4. AAC allied organizations, such as the American Association of Pro-Life Obstetricians and Gynecologists, are suing the Food and Drug Administration over its approval of the medication abortion pill Mifeprex (mifepristone).

While AACs peddle the unsafe and unproven “abortion pill reversal” protocol, their conspirators on the legal side are looking to end all access to medication abortion. AAC allied organizations are frustrated that people are still accessing mifepristone by using inventive workarounds, even in states that already have the most restricted access.

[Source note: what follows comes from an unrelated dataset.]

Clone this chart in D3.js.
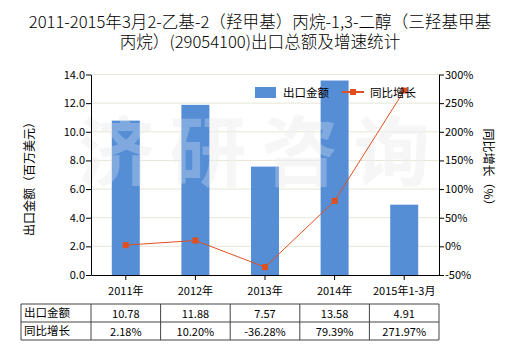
<!DOCTYPE html>
<html><head><meta charset="utf-8">
<script src="https://cdn.jsdelivr.net/npm/d3@7"></script>
<style>body{margin:0;background:#fff}svg{display:block}text{font-family:"Noto Sans CJK SC","Microsoft YaHei",sans-serif}</style>
</head><body><svg id="c" width="520" height="350"></svg>
<script>
const categories = ["2011年","2012年","2013年","2014年","2015年1-3月"];
const exportValues = [10.78, 11.88, 7.57, 13.58, 4.91];
const growthValues = [2.18, 10.20, -36.28, 79.39, 271.97];
const exportLabels = ["10.78","11.88","7.57","13.58","4.91"];
const growthLabels = ["2.18%","10.20%","-36.28%","79.39%","271.97%"];
const leftTicks = [0,2,4,6,8,10,12,14];
const rightTicks = [-50,0,50,100,150,200,250,300];
const titleLines = ["2011-2015年3月2-乙基-2（羟甲基）丙烷-1,3-二醇（三羟基甲基","丙烷）(29054100)出口总额及增速统计"];

const svg = d3.select("#c");
const L = 91, R = 439, T = 74.5, B = 275;
const x = d3.scaleBand().domain(categories).range([L, R]).paddingInner(0).paddingOuter(0);
const yL = d3.scaleLinear().domain([0,14]).range([B,T]);
const yR = d3.scaleLinear().domain([-50,300]).range([B,T]);
const barColor = "#558ed5", lineColor = "#e0501e";

// title
svg.append("g").selectAll("text").data(titleLines).join("text")
  .attr("x",260).attr("y",(d,i)=>28+i*20).attr("text-anchor","middle")
  .attr("font-size",16.6).attr("font-weight",300).attr("fill","#000").text(d=>d);

// gridlines
svg.append("g").selectAll("line").data(leftTicks.slice(1)).join("line")
  .attr("x1",L).attr("x2",R).attr("y1",d=>yL(d)).attr("y2",d=>yL(d))
  .attr("stroke","#e6e6d8").attr("stroke-width",1);

// watermark
svg.append("text").attr("x",262).attr("y",180).attr("text-anchor","middle")
  .attr("font-size",76).attr("font-weight","bold").attr("fill","#e4e4e4").attr("opacity",0.4)
  .attr("letter-spacing",16).text("济研咨询");

// bars
const bw = 28;
svg.append("g").selectAll("rect").data(exportValues).join("rect")
  .attr("x",(d,i)=>x(categories[i])+x.bandwidth()/2-bw/2).attr("width",bw)
  .attr("y",d=>yL(d)).attr("height",d=>B-yL(d)).attr("fill",barColor);

// watermark over bars (faint)
svg.append("text").attr("x",262).attr("y",180).attr("text-anchor","middle")
  .attr("font-size",76).attr("font-weight","bold").attr("fill","#ffffff").attr("opacity",0.25)
  .attr("letter-spacing",16).text("济研咨询");

// line
const line = d3.line().x((d,i)=>x(categories[i])+x.bandwidth()/2).y(d=>yR(d));
svg.append("path").datum(growthValues).attr("d",line).attr("fill","none")
  .attr("stroke",lineColor).attr("stroke-width",1);
svg.append("g").selectAll("rect").data(growthValues).join("rect")
  .attr("x",(d,i)=>x(categories[i])+x.bandwidth()/2-3).attr("y",d=>yR(d)-3)
  .attr("width",6).attr("height",6).attr("fill",lineColor);

// axes
const axL = svg.append("g").attr("transform",`translate(${L},0)`)
  .call(d3.axisLeft(yL).tickValues(leftTicks).tickFormat(d3.format(".1f")).tickSize(5).tickSizeOuter(0));
const axR = svg.append("g").attr("transform",`translate(${R},0)`)
  .call(d3.axisRight(yR).tickValues(rightTicks).tickFormat(d=>d+"%").tickSize(5).tickSizeOuter(0));
const axB = svg.append("g").attr("transform",`translate(0,${B})`)
  .call(d3.axisBottom(x).tickSize(5).tickSizeOuter(0));
[axL,axR,axB].forEach(a=>{
  a.selectAll("path,line").attr("stroke","#000");
  a.selectAll("text").attr("font-size",11).attr("fill","#000")
   .style("font-family","'Noto Sans CJK SC',sans-serif");
});
axL.selectAll("text").attr("x",-6);
axR.selectAll("text").attr("x",6);
axB.selectAll("text").attr("dy","1.1em");

// axis titles
svg.append("text").attr("transform","translate(34,176) rotate(-90)").attr("text-anchor","middle")
  .attr("font-size",12).text("出口金额（百万美元）");
svg.append("text").attr("transform","translate(484,170) rotate(90)").attr("text-anchor","middle")
  .attr("font-size",12).text("同比增长（%）");

// legend
const lg = svg.append("g");
lg.append("rect").attr("x",255).attr("y",87).attr("width",21).attr("height",11).attr("fill",barColor);
lg.append("text").attr("x",283).attr("y",97).attr("font-size",11.5).text("出口金额");
lg.append("line").attr("x1",342).attr("x2",364).attr("y1",92).attr("y2",92).attr("stroke",lineColor).attr("stroke-width",2);
lg.append("rect").attr("x",350).attr("y",89).attr("width",6).attr("height",6).attr("fill",lineColor);
lg.append("text").attr("x",370).attr("y",97).attr("font-size",11.5).text("同比增长");

// table
const tL = 21, tT = 304, rowH = 18;
const colX = [tL, ...categories.map(c=>x(c)), R];
const tg = svg.append("g");
const rows = [{label:"出口金额", vals:exportLabels},{label:"同比增长", vals:growthLabels}];
[0,1,2].forEach(r=>tg.append("line").attr("x1",tL).attr("x2",R).attr("y1",tT+r*rowH).attr("y2",tT+r*rowH).attr("stroke","#444").attr("stroke-width",1));
colX.forEach(cx=>tg.append("line").attr("x1",cx).attr("x2",cx).attr("y1",tT).attr("y2",tT+2*rowH).attr("stroke","#444").attr("stroke-width",1));
rows.forEach((row,r)=>{
  tg.append("text").attr("x",tL+3).attr("y",tT+r*rowH+13).attr("font-size",11.5).text(row.label);
  tg.selectAll(null).data(row.vals).join("text")
    .attr("x",(d,i)=>x(categories[i])+x.bandwidth()/2).attr("y",tT+r*rowH+14)
    .attr("text-anchor","middle").attr("font-size",11).text(d=>d);
});
</script></body></html>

The reality is that mifepristone is a safe medication and a highly effective method of abortion care that is increasingly necessary in a post-Roe world. Efforts to restrict access to medication abortion are contradicted by the World Health Organization (WHO) and the American College of Obstetricians and Gynecologists (ACOG). This lawsuit is an example of the anti-abortion movement’s obsession with controlling reproductive outcomes that continues post-Dobbs.

5. AACs pretend they can take over the work of legitimate health care providers.

In their Dobbs amicus brief, Heartbeat International claims that AACs can replace reproductive health care with their “highly effective” but unlicensed staff. They disingenuously profess to help pregnant people’s economic stability and support all family formations. Likewise, Human Coalition and recruitment group Students for Life of America claim the increasing number of AACs across the country indicates they can replace abortion care.

The reality is that AACs exist solely to coerce people out of wanted abortions; they are not real health care providers. Exploiting public misunderstandings that they provide comprehensive care, AACs push disinformation, including myths that abortion causes infertility, breast cancer and mental health issues, as a fearmongering tactic. AACs spread disinformation about “abortion pill reversal,” which is not medically safe or supported by science. AACs only provide an average of $135 worth of resources per person (per their own data shared with the Supreme Court) and operate under the bootstrap narrative, a fallacy rooted in anti-Blackness and hatred of poor people. AACs divert tax and welfare dollars away from useful services. AACs foster stigma against families. The increasing number of AACs does not demonstrate a need for them but instead represents their deliberate proliferation strategy to deter more people away from essential care and promote their anti-human rights propaganda.

6. AACs perpetrate the myth that abortion care is unnecessary in the modern world.

In a strawman argument, Susan B. Anthony Pro-Life America and Students for Life of America claimed that the increase in cisgender women’s political representation means that abortions are unnecessary.

The reality is that abortion providers and abortion care are essential; abortion has always existed and will continue to exist as long as pregnancy exists. Access to safe and legal abortion has undoubtedly facilitated socioeconomic progress; to claim otherwise is facetious. Reproductive freedom is not separate from or in opposition to gender and racial equity and LGBTQIA+ rights. Reproductive freedom is essential for everyone’s health, well-being and self-determination.

7. AACs try to maintain relevance and legitimize themselves by using junk science.

Charlotte Lozier Institute, an anti-abortion front operating as the “research and education” arm of Susan B. Anthony Pro-Life America, wrote in its Dobbs amicus brief that junk science renders the scientific consensus of major medical organizations “obsolete.”

The reality is that anti-abortion groups cherry-pick debunked, methodologically flawed, non-rigorous and outlier studies (several of which use no ethics review board) to push false claims. When called out, these groups conspiratorially claim they are standing up to the “politically correct” scientific “elite.” Scientific consensus holds that abortion is safe, common and normal; this is recognized by every major medical organization, including the ACOG, the WHO and the American Medical Association.